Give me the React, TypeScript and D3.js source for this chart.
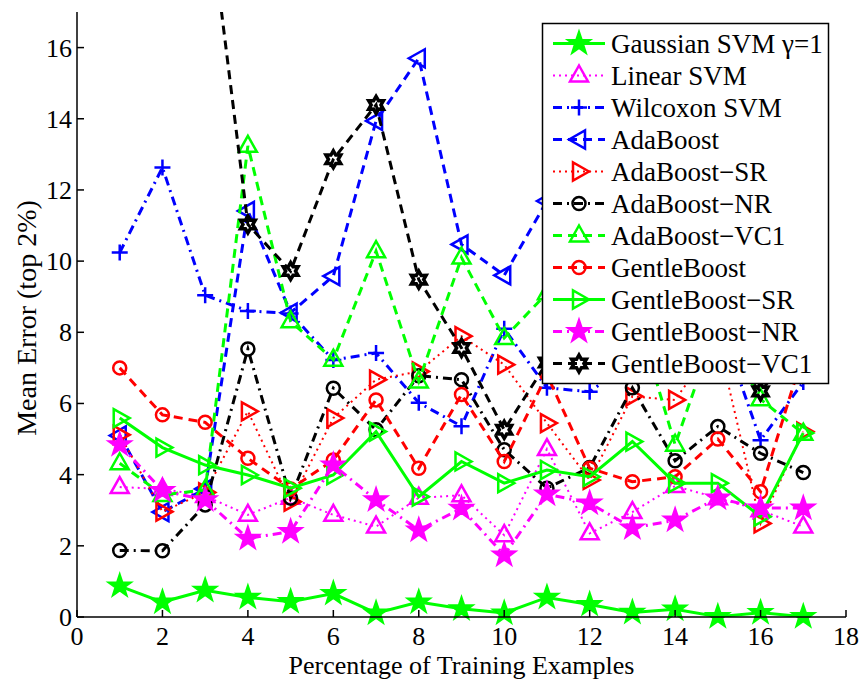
import React from "react";
import * as d3 from "d3";

// percentage of training examples
const xValues = [1, 2, 3, 4, 5, 6, 7, 8, 9, 10, 11, 12, 13, 14, 15, 16, 17];

const gaussianSvm = [0.87, 0.42, 0.75, 0.55, 0.43, 0.66, 0.11, 0.42, 0.23, 0.11, 0.55, 0.35, 0.13, 0.22, 0.01, 0.12, 0.01];
const linearSvm = [3.65, 3.6, 3.4, 2.87, 3.35, 2.87, 2.54, 3.35, 3.42, 2.3, 4.72, 2.35, 2.95, 3.68, 3.34, 3.0, 2.54];
const wilcoxonSvm = [10.24, 12.63, 9.04, 8.6, 8.53, 7.22, 7.42, 6.02, 5.36, 8.1, 6.44, 6.33, 7.2, 7.8, 8.4, 4.97, 6.6];
const adaBoost = [5.1, 2.95, 3.6, 11.41, 8.55, 9.58, 13.94, 15.7, 10.47, 9.6, 11.69, 9.0, 10.2, 8.6, 9.4, 7.6, 8.2];
const adaBoostSR = [5.12, 2.96, 3.5, 5.78, 3.24, 5.59, 6.67, 6.9, 7.89, 7.09, 5.45, 3.85, 6.2, 6.1, 7.8, 2.63, 5.21];
const adaBoostNR = [1.87, 1.86, 3.15, 7.53, 3.34, 6.43, 5.26, 6.78, 6.67, 4.7, 3.62, 4.2, 6.44, 4.39, 5.35, 4.6, 4.06];
const adaBoostVC1 = [4.32, 3.43, 3.57, 13.24, 8.31, 7.23, 10.28, 6.62, 10.1, 7.84, 9.1, 9.6, 8.9, 4.84, 8.3, 6.12, 5.15];
const gentleBoost = [7.0, 5.68, 5.47, 4.46, 3.6, 4.41, 6.1, 4.18, 6.25, 4.37, 6.81, 4.18, 3.8, 3.94, 5.0, 3.52, 7.4];
const gentleBoostSR = [5.59, 4.76, 4.27, 3.99, 3.62, 3.99, 5.21, 3.38, 4.37, 3.76, 4.13, 3.94, 4.93, 3.76, 3.76, 2.82, 5.17];
const gentleBoostNR = [4.84, 3.55, 3.29, 2.21, 2.4, 4.27, 3.29, 2.44, 3.05, 1.74, 3.45, 3.2, 2.5, 2.72, 3.34, 3.06, 3.06];
const gentleBoostVC1 = [28, 24, 20.7, 11.03, 9.72, 12.86, 14.39, 9.48, 7.56, 5.26, 7.15, 8.6, 9.2, 8.3, 7.6, 6.34, 7.8];

const xTicks = [0, 2, 4, 6, 8, 10, 12, 14, 16, 18];
const yTicks = [0, 2, 4, 6, 8, 10, 12, 14, 16];

const dashed = "9,6";
const dotted = "2,4";
const dashDot = "9,5,2,5";

const series = [
  { name: "Gaussian SVM \u03b3=1", values: gaussianSvm, color: "#00ff00", dash: null, marker: "pentagram", fill: true },
  { name: "Linear SVM", values: linearSvm, color: "#ff00ff", dash: dotted, marker: "triUp", fill: false },
  { name: "Wilcoxon SVM", values: wilcoxonSvm, color: "#0000ff", dash: dashDot, marker: "plus", fill: false },
  { name: "AdaBoost", values: adaBoost, color: "#0000ff", dash: dashed, marker: "triLeft", fill: false },
  { name: "AdaBoost\u2212SR", values: adaBoostSR, color: "#ff0000", dash: dotted, marker: "triRight", fill: false },
  { name: "AdaBoost\u2212NR", values: adaBoostNR, color: "#000000", dash: dashDot, marker: "circle", fill: false },
  { name: "AdaBoost\u2212VC1", values: adaBoostVC1, color: "#00ff00", dash: dashed, marker: "triUp", fill: false },
  { name: "GentleBoost", values: gentleBoost, color: "#ff0000", dash: dashed, marker: "circle", fill: false },
  { name: "GentleBoost\u2212SR", values: gentleBoostSR, color: "#00ff00", dash: null, marker: "triRight", fill: false },
  { name: "GentleBoost\u2212NR", values: gentleBoostNR, color: "#ff00ff", dash: dashDot, marker: "pentagram", fill: true },
  { name: "GentleBoost\u2212VC1", values: gentleBoostVC1, color: "#000000", dash: dashed, marker: "hexagram", fill: false },
];

const starPath = (points: number, outer: number, inner: number) => {
  const pts: string[] = [];
  for (let i = 0; i < points * 2; i++) {
    const r = i % 2 === 0 ? outer : inner;
    const a = (Math.PI * i) / points - Math.PI / 2;
    pts.push(`${(r * Math.cos(a)).toFixed(2)},${(r * Math.sin(a)).toFixed(2)}`);
  }
  return "M" + pts.join("L") + "Z";
};

const markerPaths: Record<string, string> = {
  triUp: "M0,-10L9,6L-9,6Z",
  triLeft: "M-10,0L6,-9L6,9Z",
  triRight: "M10,0L-6,-9L-6,9Z",
  circle: "M6.5,0A6.5,6.5 0 1,1 -6.5,0A6.5,6.5 0 1,1 6.5,0Z",
  plus: "M-8,0H8M0,-8V8",
  pentagram: starPath(5, 11, 4.3),
  hexagram: starPath(6, 8.5, 4.9),
};

const width = 862;
const height = 679;
const left = 77;
const right = 846;
const top = 12;
const bottom = 617;
const font = "'Liberation Serif', 'Times New Roman', serif";

export default function App() {
  const x = d3.scaleLinear().domain([0, 18]).range([left, right]);
  const y = d3.scaleLinear().domain([0, 17]).range([bottom, top]);

  const line = d3
    .line<number>()
    .x((d, i) => x(xValues[i]))
    .y((d) => y(d));

  const legendX = 542.5;
  const legendY = 23.5;
  const legendW = 286;
  const legendH = 360;
  const rowH = 32;

  const markerStroke = (m: string) => (m === "hexagram" ? 3.5 : 2.5);

  return (
    <svg width={width} height={height} style={{ position: "absolute", left: 0, top: 0, background: "#fff" }}>
      <defs>
        <clipPath id="plot">
          <rect x={left} y={top} width={right - left} height={bottom - top} />
        </clipPath>
      </defs>

      {series.map((s) => (
        <g key={s.name}>
          <path
            d={line(s.values) || ""}
            fill="none"
            stroke={s.color}
            strokeWidth={s.dash === dotted ? 2 : 3}
            strokeDasharray={s.dash || undefined}
            clipPath="url(#plot)"
          />
          {s.values.map((v, i) =>
            v > 17 ? null : (
              <path
                key={i}
                d={markerPaths[s.marker]}
                transform={`translate(${x(xValues[i])},${y(v)})`}
                fill={s.fill ? s.color : "none"}
                stroke={s.color}
                strokeWidth={markerStroke(s.marker)}
              />
            )
          )}
        </g>
      ))}

      {/* axes */}
      <g fontFamily={font} fontSize={26} fill="#000">
        <line x1={left} x2={left} y1={top} y2={bottom} stroke="#000" strokeWidth={1.5} />
        <line x1={left} x2={right} y1={bottom} y2={bottom} stroke="#000" strokeWidth={1.5} />
        {xTicks.map((t) => (
          <g key={"x" + t}>
            <line x1={x(t)} x2={x(t)} y1={bottom} y2={bottom - 7} stroke="#000" strokeWidth={1.5} />
            <text x={x(t)} y={645} textAnchor="middle">
              {t}
            </text>
          </g>
        ))}
        {yTicks.map((t) => (
          <g key={"y" + t}>
            <line x1={left} x2={left + 7} y1={y(t)} y2={y(t)} stroke="#000" strokeWidth={1.5} />
            <text x={72} y={y(t) + 9} textAnchor="end">
              {t}
            </text>
          </g>
        ))}
        <text x={(left + right) / 2} y={674} textAnchor="middle">
          Percentage of Training Examples
        </text>
        <text transform={`translate(36,${318}) rotate(-90)`} textAnchor="middle" fontSize={28}>
          Mean Error (top 2%)
        </text>
      </g>

      {/* legend */}
      <g fontFamily={font} fontSize={27}>
        <rect x={legendX} y={legendY} width={legendW} height={legendH} fill="#fff" stroke="#000" strokeWidth={1.5} />
        {series.map((s, i) => {
          const ry = 43.5 + i * rowH;
          return (
            <g key={"leg" + s.name}>
              <line
                x1={553}
                x2={605}
                y1={ry}
                y2={ry}
                stroke={s.color}
                strokeWidth={s.dash === dotted ? 2 : 3}
                strokeDasharray={s.dash || undefined}
              />
              <path
                d={markerPaths[s.marker]}
                transform={`translate(579,${ry})`}
                fill={s.fill ? s.color : "none"}
                stroke={s.color}
                strokeWidth={markerStroke(s.marker)}
              />
              <text x={611} y={ry + 9} fill="#000">
                {s.name}
              </text>
            </g>
          );
        })}
      </g>
    </svg>
  );
}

────

- TO DO -
Without any pictures, reproduce the lines from the first one in the material through the line that has "15, 16, 17];", exactly as they appear.

- RESPONSE -
Give me the React, TypeScript and D3.js source for this chart.
import React from "react";
import * as d3 from "d3";

// percentage of training examples
const xValues = [1, 2, 3, 4, 5, 6, 7, 8, 9, 10, 11, 12, 13, 14, 15, 16, 17];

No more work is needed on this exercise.